-- Task to complete --
In the listing that follows, how many lines contain "with"? Give the number only.

-- Supplied data --
__________________________________________________
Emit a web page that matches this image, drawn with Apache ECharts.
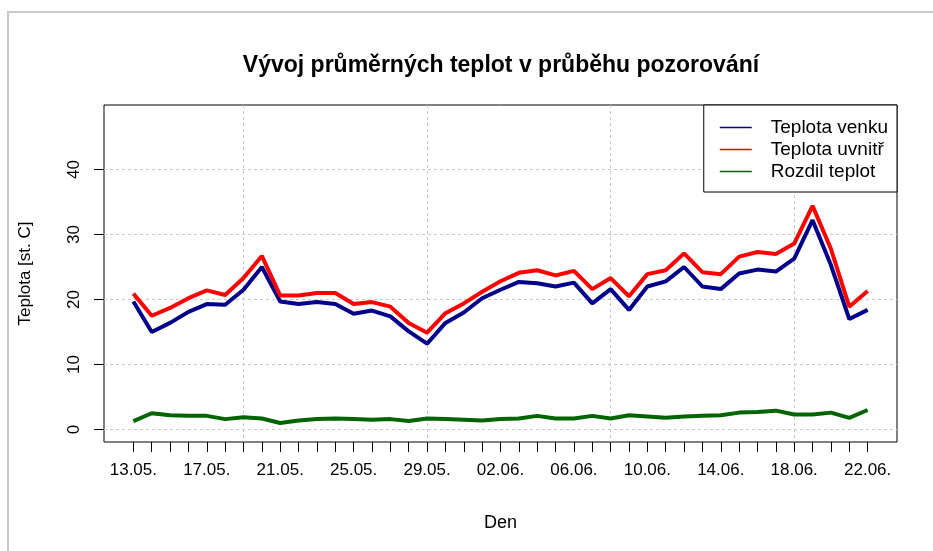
<!DOCTYPE html>
<html>
<head>
<meta charset="utf-8">
<title>Vývoj průměrných teplot</title>
<script src="https://cdn.jsdelivr.net/npm/echarts@6/dist/echarts.min.js"></script>
<style>
  html, body { margin: 0; padding: 0; background: #fff; }
  #chart { width: 933px; height: 551px; }
</style>
</head>
<body>
<div id="chart"></div>
<script>
// dny pozorovani
const dates = [
  '13.05.', '14.05.', '15.05.', '16.05.', '17.05.', '18.05.', '19.05.', '20.05.', '21.05.', '22.05.',
  '23.05.', '24.05.', '25.05.', '26.05.', '27.05.', '28.05.', '29.05.', '30.05.', '31.05.', '01.06.',
  '02.06.', '03.06.', '04.06.', '05.06.', '06.06.', '07.06.', '08.06.', '09.06.', '10.06.', '11.06.',
  '12.06.', '13.06.', '14.06.', '15.06.', '16.06.', '17.06.', '18.06.', '19.06.', '20.06.', '21.06.',
  '22.06.'
]
const tickLabels = ['13.05.', '17.05.', '21.05.', '25.05.', '29.05.', '02.06.', '06.06.', '10.06.', '14.06.', '18.06.', '22.06.']
const yTicks = [0, 10, 20, 30, 40]
const gridDays = ['19.05.', '29.05.', '08.06.', '18.06.']

const venku = [
  19.7, 15.0, 16.4, 18.1, 19.3, 19.2, 21.5, 25.0, 19.7, 19.3,
  19.6, 19.3, 17.8, 18.3, 17.4, 15.1, 13.2, 16.4, 18.0, 20.2,
  21.5, 22.7, 22.5, 22.0, 22.6, 19.4, 21.6, 18.4, 22.0, 22.8,
  25.0, 22.0, 21.6, 24.0, 24.6, 24.3, 26.3, 32.2, 25.3, 17.0,
  18.4
]
const uvnitr = [
  20.9, 17.5, 18.7, 20.2, 21.4, 20.7, 23.3, 26.7, 20.6, 20.6,
  21.0, 21.0, 19.3, 19.6, 18.9, 16.4, 14.9, 17.9, 19.4, 21.2,
  22.8, 24.1, 24.5, 23.7, 24.4, 21.6, 23.3, 20.5, 23.9, 24.5,
  27.1, 24.2, 23.9, 26.6, 27.3, 27.0, 28.6, 34.4, 27.8, 18.9,
  21.3
]
const rozdil = [
  1.3, 2.5, 2.2, 2.1, 2.1, 1.6, 1.9, 1.7, 1.0, 1.4,
  1.6, 1.7, 1.6, 1.5, 1.6, 1.3, 1.7, 1.6, 1.5, 1.4,
  1.6, 1.7, 2.1, 1.7, 1.7, 2.1, 1.7, 2.2, 2.0, 1.8,
  2.0, 2.1, 2.2, 2.6, 2.7, 2.9, 2.3, 2.3, 2.6, 1.8,
  3.0
]
const names = ['Teplota venku', 'Teplota uvnitř', 'Rozdil teplot']
const colors = ['#00008b', '#ff0000', '#006400']

const font = '"Liberation Sans", Arial, sans-serif'
const toPairs = arr => arr.map((v, i) => [i, v])
const xMin = -1.6
const xMax = dates.length - 1 + 1.6
const gridLine = { show: true, lineStyle: { color: '#c8c8c8', type: [3, 3], width: 1 } }

const makeSeries = (name, values, color) => ({
  name: name,
  type: 'line',
  data: toPairs(values),
  symbol: 'none',
  itemStyle: { color: color },
  lineStyle: { width: 4, color: color },
  z: 3
})

const chart = echarts.init(document.getElementById('chart'))

chart.setOption({
  animation: false,
  backgroundColor: '#fff',
  textStyle: { fontFamily: font },
  graphic: [{
    type: 'rect',
    shape: { x: 8, y: 12, width: 960, height: 600 },
    style: { fill: 'none', stroke: '#c8c8c8', lineWidth: 2 },
    silent: true
  }],
  title: {
    text: 'Vývoj průměrných teplot v průběhu pozorování',
    left: 496,
    top: 49,
    textAlign: 'center',
    textStyle: { fontFamily: font, fontSize: 23, fontWeight: 'bold', color: '#000' }
  },
  legend: {
    orient: 'vertical',
    right: 36,
    top: 105,
    padding: [13, 9, 11, 16],
    icon: 'rect',
    itemWidth: 32,
    itemHeight: 1.5,
    itemGap: 3,
    backgroundColor: '#fff',
    borderColor: '#000',
    borderWidth: 1,
    borderRadius: 0,
    itemStyle: { borderWidth: 0 },
    textStyle: { fontFamily: font, fontSize: 19, color: '#000', padding: [0, 0, 0, 14] },
    data: names.map((n, i) => ({
      name: n,
      itemStyle: { color: colors[i], borderColor: colors[i], borderWidth: 0 }
    }))
  },
  grid: {
    left: 104,
    top: 105,
    width: 793,
    height: 337,
    show: true,
    borderColor: '#000',
    borderWidth: 1
  },
  xAxis: [{
    type: 'value',
    min: xMin,
    max: xMax,
    position: 'bottom',
    name: 'Den',
    nameLocation: 'middle',
    nameGap: 72,
    nameTextStyle: { fontFamily: font, fontSize: 18, color: '#000' },
    axisLine: { show: false, onZero: false },
    axisTick: {
      show: true,
      length: 10,
      customValues: dates.map((d, i) => i),
      lineStyle: { color: '#000', width: 1 }
    },
    axisLabel: {
      customValues: tickLabels.map(t => dates.indexOf(t)),
      formatter: v => dates[Math.round(v)],
      margin: 20,
      fontFamily: font,
      fontSize: 17,
      color: '#000'
    },
    splitLine: { show: false }
  }, {
    type: 'value',
    min: xMin,
    max: xMax,
    position: 'top',
    axisLine: { show: false, onZero: false },
    axisTick: { show: false, customValues: gridDays.map(d => dates.indexOf(d)) },
    axisLabel: { show: false },
    splitLine: gridLine
  }],
  yAxis: {
    type: 'value',
    min: -1.92,
    max: 49.92,
    name: 'Teplota [st. C]',
    nameLocation: 'middle',
    nameRotate: 90,
    nameGap: 70,
    nameTextStyle: { fontFamily: font, fontSize: 17, color: '#000' },
    axisLine: { show: false, onZero: false },
    axisTick: {
      show: true,
      length: 10,
      customValues: yTicks,
      lineStyle: { color: '#000', width: 1 }
    },
    axisLabel: {
      customValues: yTicks,
      rotate: 90,
      margin: 21,
      fontFamily: font,
      fontSize: 17,
      color: '#000'
    },
    splitLine: gridLine
  },
  series: [
    makeSeries(names[0], venku, colors[0]),
    makeSeries(names[1], uvnitr, colors[1]),
    makeSeries(names[2], rozdil, colors[2])
  ]
})
</script>
</body>
</html>
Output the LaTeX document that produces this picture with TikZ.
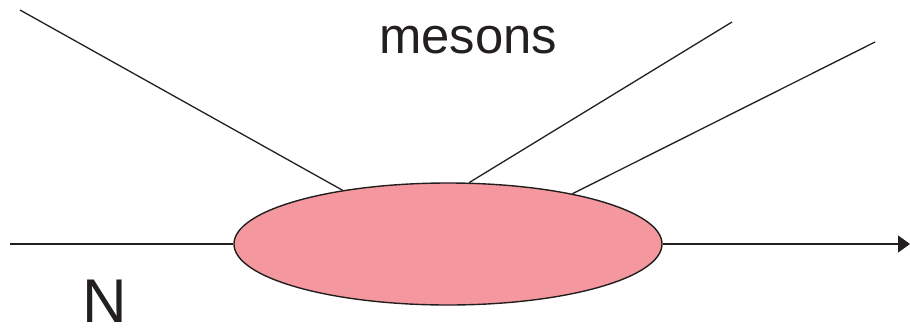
\documentclass[tikz,border=0pt]{standalone}
\usepackage{fontspec}
\setmainfont{Liberation Sans}
\usetikzlibrary{shapes.geometric,arrows.meta}
\definecolor{blobfill}{RGB}{244,151,158}
\definecolor{ink}{RGB}{35,31,32}
\tikzset{
  blobshape/.style={ellipse, draw=ink, line width=1.4bp, fill=blobfill, minimum width=428bp, minimum height=122bp, inner sep=0pt},
  track/.style={draw=ink, line width=1.3bp},
  lbl/.style={anchor=base, inner sep=0pt, text=ink}
}
\begin{document}
\begin{tikzpicture}[x=1bp,y=-1bp]
\useasboundingbox (0,0) rectangle (910,328);
\node[blobshape] (blob) at (448,244) {};
\coordinate (inL) at (10,244);
\coordinate (outR) at (910,244);
\coordinate (m1) at (20,10);
\coordinate (m2) at (732,22);
\coordinate (m3) at (875,42);
\draw[track] (inL) -- (blob.west);
\draw[track, -{Triangle[length=12bp,width=17bp]}] (blob.east) -- (outR);
\draw[track] (m1) -- (blob.153.4);
\draw[track] (m2) -- (blob.71.6);
\draw[track] (m3) -- (blob.22.5);
\node[lbl, font=\fontsize{51}{60}\selectfont] (mes) at (468,53) {mesons};
\node[lbl, font=\fontsize{62}{72}\selectfont] (N) at (105,322) {N};
\end{tikzpicture}
\end{document}
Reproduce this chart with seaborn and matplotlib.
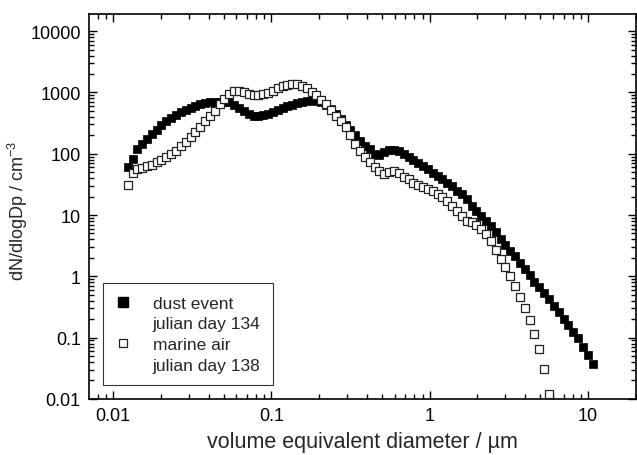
__________________________________________________
-- Complete answer --
3